## DATA EXCERPT

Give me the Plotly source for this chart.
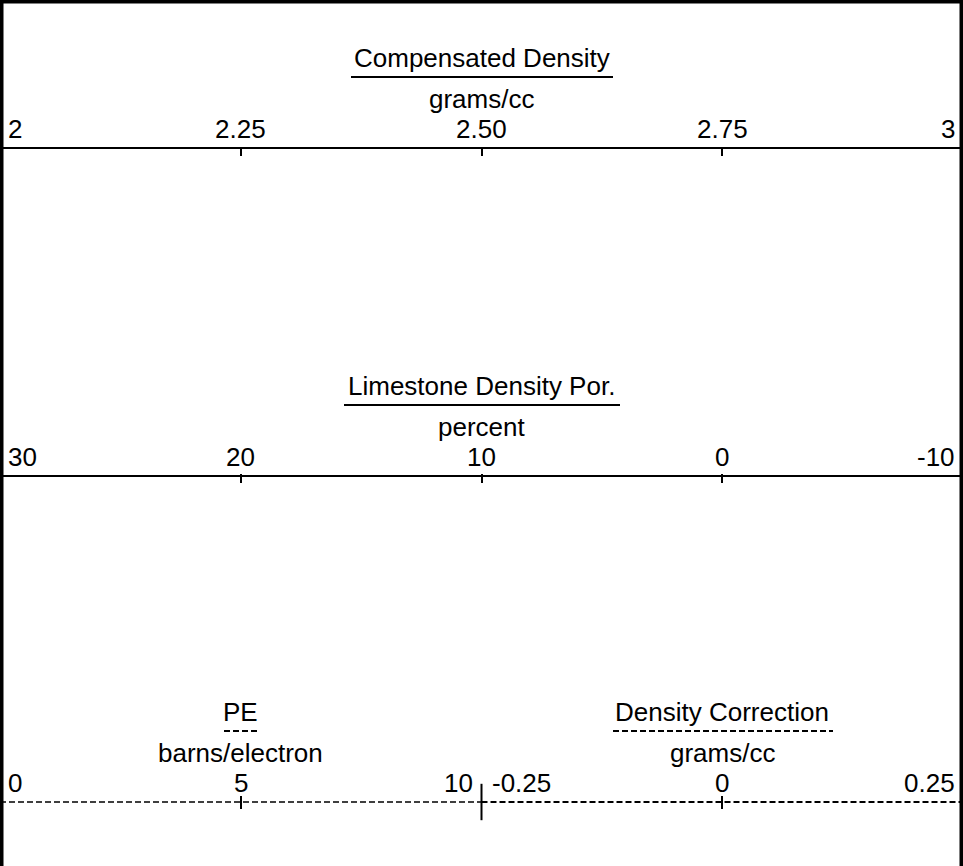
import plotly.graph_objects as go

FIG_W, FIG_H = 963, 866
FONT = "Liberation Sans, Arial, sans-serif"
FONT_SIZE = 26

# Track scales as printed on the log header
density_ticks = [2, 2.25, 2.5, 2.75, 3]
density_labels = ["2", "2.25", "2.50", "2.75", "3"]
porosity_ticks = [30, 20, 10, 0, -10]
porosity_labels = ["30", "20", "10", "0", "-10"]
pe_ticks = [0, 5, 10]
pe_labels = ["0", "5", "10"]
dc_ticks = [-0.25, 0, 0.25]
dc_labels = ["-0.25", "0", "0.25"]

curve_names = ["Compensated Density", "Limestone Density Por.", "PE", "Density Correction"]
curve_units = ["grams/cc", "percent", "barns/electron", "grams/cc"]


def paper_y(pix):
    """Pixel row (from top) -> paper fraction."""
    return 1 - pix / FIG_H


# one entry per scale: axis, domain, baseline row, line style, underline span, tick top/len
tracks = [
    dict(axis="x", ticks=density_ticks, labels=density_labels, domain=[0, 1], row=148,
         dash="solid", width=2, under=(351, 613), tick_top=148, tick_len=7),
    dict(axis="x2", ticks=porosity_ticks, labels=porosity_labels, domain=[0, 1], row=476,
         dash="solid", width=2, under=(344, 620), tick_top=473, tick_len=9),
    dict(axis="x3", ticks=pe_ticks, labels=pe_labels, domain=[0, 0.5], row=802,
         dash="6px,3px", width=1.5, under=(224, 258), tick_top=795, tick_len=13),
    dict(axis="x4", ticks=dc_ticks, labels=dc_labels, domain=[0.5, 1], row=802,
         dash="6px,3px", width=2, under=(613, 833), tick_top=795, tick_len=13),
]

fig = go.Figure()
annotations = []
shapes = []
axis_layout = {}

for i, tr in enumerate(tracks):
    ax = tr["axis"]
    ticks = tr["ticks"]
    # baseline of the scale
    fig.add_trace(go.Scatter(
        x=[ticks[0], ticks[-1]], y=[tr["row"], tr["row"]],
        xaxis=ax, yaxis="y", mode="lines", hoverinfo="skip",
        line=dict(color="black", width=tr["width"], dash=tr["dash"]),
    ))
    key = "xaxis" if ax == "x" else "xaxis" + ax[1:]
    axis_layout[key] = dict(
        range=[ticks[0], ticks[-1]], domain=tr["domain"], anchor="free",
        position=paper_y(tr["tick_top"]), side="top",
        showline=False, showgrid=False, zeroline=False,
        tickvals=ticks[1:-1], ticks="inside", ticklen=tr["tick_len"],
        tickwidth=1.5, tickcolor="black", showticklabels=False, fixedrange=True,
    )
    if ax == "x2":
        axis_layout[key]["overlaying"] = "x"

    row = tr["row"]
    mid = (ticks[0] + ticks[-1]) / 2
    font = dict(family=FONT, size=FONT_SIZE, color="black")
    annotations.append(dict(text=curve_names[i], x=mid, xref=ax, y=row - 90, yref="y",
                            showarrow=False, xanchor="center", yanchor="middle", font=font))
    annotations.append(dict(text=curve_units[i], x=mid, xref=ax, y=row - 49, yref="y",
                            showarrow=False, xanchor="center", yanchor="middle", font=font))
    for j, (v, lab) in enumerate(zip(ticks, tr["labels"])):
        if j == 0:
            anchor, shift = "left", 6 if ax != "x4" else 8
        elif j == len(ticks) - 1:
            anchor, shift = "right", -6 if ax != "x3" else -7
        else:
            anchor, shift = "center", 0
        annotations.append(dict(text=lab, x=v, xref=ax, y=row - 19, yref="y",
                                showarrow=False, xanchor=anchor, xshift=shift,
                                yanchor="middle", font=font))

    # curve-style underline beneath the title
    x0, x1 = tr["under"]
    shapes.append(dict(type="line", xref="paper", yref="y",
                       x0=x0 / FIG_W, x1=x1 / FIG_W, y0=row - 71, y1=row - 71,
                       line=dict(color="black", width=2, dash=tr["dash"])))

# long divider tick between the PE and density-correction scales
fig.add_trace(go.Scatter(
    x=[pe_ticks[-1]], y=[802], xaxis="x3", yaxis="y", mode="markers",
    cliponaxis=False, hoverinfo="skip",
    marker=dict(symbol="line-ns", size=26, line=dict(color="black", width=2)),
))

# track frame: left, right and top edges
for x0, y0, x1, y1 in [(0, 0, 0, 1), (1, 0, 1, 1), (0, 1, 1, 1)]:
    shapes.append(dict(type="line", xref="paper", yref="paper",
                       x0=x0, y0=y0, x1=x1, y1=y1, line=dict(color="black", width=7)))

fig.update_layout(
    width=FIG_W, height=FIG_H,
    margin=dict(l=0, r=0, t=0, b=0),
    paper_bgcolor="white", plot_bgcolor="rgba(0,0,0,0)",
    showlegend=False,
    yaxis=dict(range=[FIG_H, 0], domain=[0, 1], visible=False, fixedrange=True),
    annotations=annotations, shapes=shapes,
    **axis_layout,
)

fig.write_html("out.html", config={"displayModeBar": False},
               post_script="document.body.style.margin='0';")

## WRITTEN INSTRUCTION
Leaving the pictures aside, transcribe the entire listing exactly.

## TASK RESULT
Give me the Plotly source for this chart.
import plotly.graph_objects as go

FIG_W, FIG_H = 963, 866
FONT = "Liberation Sans, Arial, sans-serif"
FONT_SIZE = 26

# Track scales as printed on the log header
density_ticks = [2, 2.25, 2.5, 2.75, 3]
density_labels = ["2", "2.25", "2.50", "2.75", "3"]
porosity_ticks = [30, 20, 10, 0, -10]
porosity_labels = ["30", "20", "10", "0", "-10"]
pe_ticks = [0, 5, 10]
pe_labels = ["0", "5", "10"]
dc_ticks = [-0.25, 0, 0.25]
dc_labels = ["-0.25", "0", "0.25"]

curve_names = ["Compensated Density", "Limestone Density Por.", "PE", "Density Correction"]
curve_units = ["grams/cc", "percent", "barns/electron", "grams/cc"]


def paper_y(pix):
    """Pixel row (from top) -> paper fraction."""
    return 1 - pix / FIG_H


# one entry per scale: axis, domain, baseline row, line style, underline span, tick top/len
tracks = [
    dict(axis="x", ticks=density_ticks, labels=density_labels, domain=[0, 1], row=148,
         dash="solid", width=2, under=(351, 613), tick_top=148, tick_len=7),
    dict(axis="x2", ticks=porosity_ticks, labels=porosity_labels, domain=[0, 1], row=476,
         dash="solid", width=2, under=(344, 620), tick_top=473, tick_len=9),
    dict(axis="x3", ticks=pe_ticks, labels=pe_labels, domain=[0, 0.5], row=802,
         dash="6px,3px", width=1.5, under=(224, 258), tick_top=795, tick_len=13),
    dict(axis="x4", ticks=dc_ticks, labels=dc_labels, domain=[0.5, 1], row=802,
         dash="6px,3px", width=2, under=(613, 833), tick_top=795, tick_len=13),
]

fig = go.Figure()
annotations = []
shapes = []
axis_layout = {}

for i, tr in enumerate(tracks):
    ax = tr["axis"]
    ticks = tr["ticks"]
    # baseline of the scale
    fig.add_trace(go.Scatter(
        x=[ticks[0], ticks[-1]], y=[tr["row"], tr["row"]],
        xaxis=ax, yaxis="y", mode="lines", hoverinfo="skip",
        line=dict(color="black", width=tr["width"], dash=tr["dash"]),
    ))
    key = "xaxis" if ax == "x" else "xaxis" + ax[1:]
    axis_layout[key] = dict(
        range=[ticks[0], ticks[-1]], domain=tr["domain"], anchor="free",
        position=paper_y(tr["tick_top"]), side="top",
        showline=False, showgrid=False, zeroline=False,
        tickvals=ticks[1:-1], ticks="inside", ticklen=tr["tick_len"],
        tickwidth=1.5, tickcolor="black", showticklabels=False, fixedrange=True,
    )
    if ax == "x2":
        axis_layout[key]["overlaying"] = "x"

    row = tr["row"]
    mid = (ticks[0] + ticks[-1]) / 2
    font = dict(family=FONT, size=FONT_SIZE, color="black")
    annotations.append(dict(text=curve_names[i], x=mid, xref=ax, y=row - 90, yref="y",
                            showarrow=False, xanchor="center", yanchor="middle", font=font))
    annotations.append(dict(text=curve_units[i], x=mid, xref=ax, y=row - 49, yref="y",
                            showarrow=False, xanchor="center", yanchor="middle", font=font))
    for j, (v, lab) in enumerate(zip(ticks, tr["labels"])):
        if j == 0:
            anchor, shift = "left", 6 if ax != "x4" else 8
        elif j == len(ticks) - 1:
            anchor, shift = "right", -6 if ax != "x3" else -7
        else:
            anchor, shift = "center", 0
        annotations.append(dict(text=lab, x=v, xref=ax, y=row - 19, yref="y",
                                showarrow=False, xanchor=anchor, xshift=shift,
                                yanchor="middle", font=font))

    # curve-style underline beneath the title
    x0, x1 = tr["under"]
    shapes.append(dict(type="line", xref="paper", yref="y",
                       x0=x0 / FIG_W, x1=x1 / FIG_W, y0=row - 71, y1=row - 71,
                       line=dict(color="black", width=2, dash=tr["dash"])))

# long divider tick between the PE and density-correction scales
fig.add_trace(go.Scatter(
    x=[pe_ticks[-1]], y=[802], xaxis="x3", yaxis="y", mode="markers",
    cliponaxis=False, hoverinfo="skip",
    marker=dict(symbol="line-ns", size=26, line=dict(color="black", width=2)),
))

# track frame: left, right and top edges
for x0, y0, x1, y1 in [(0, 0, 0, 1), (1, 0, 1, 1), (0, 1, 1, 1)]:
    shapes.append(dict(type="line", xref="paper", yref="paper",
                       x0=x0, y0=y0, x1=x1, y1=y1, line=dict(color="black", width=7)))

fig.update_layout(
    width=FIG_W, height=FIG_H,
    margin=dict(l=0, r=0, t=0, b=0),
    paper_bgcolor="white", plot_bgcolor="rgba(0,0,0,0)",
    showlegend=False,
    yaxis=dict(range=[FIG_H, 0], domain=[0, 1], visible=False, fixedrange=True),
    annotations=annotations, shapes=shapes,
    **axis_layout,
)

fig.write_html("out.html", config={"displayModeBar": False},
               post_script="document.body.style.margin='0';")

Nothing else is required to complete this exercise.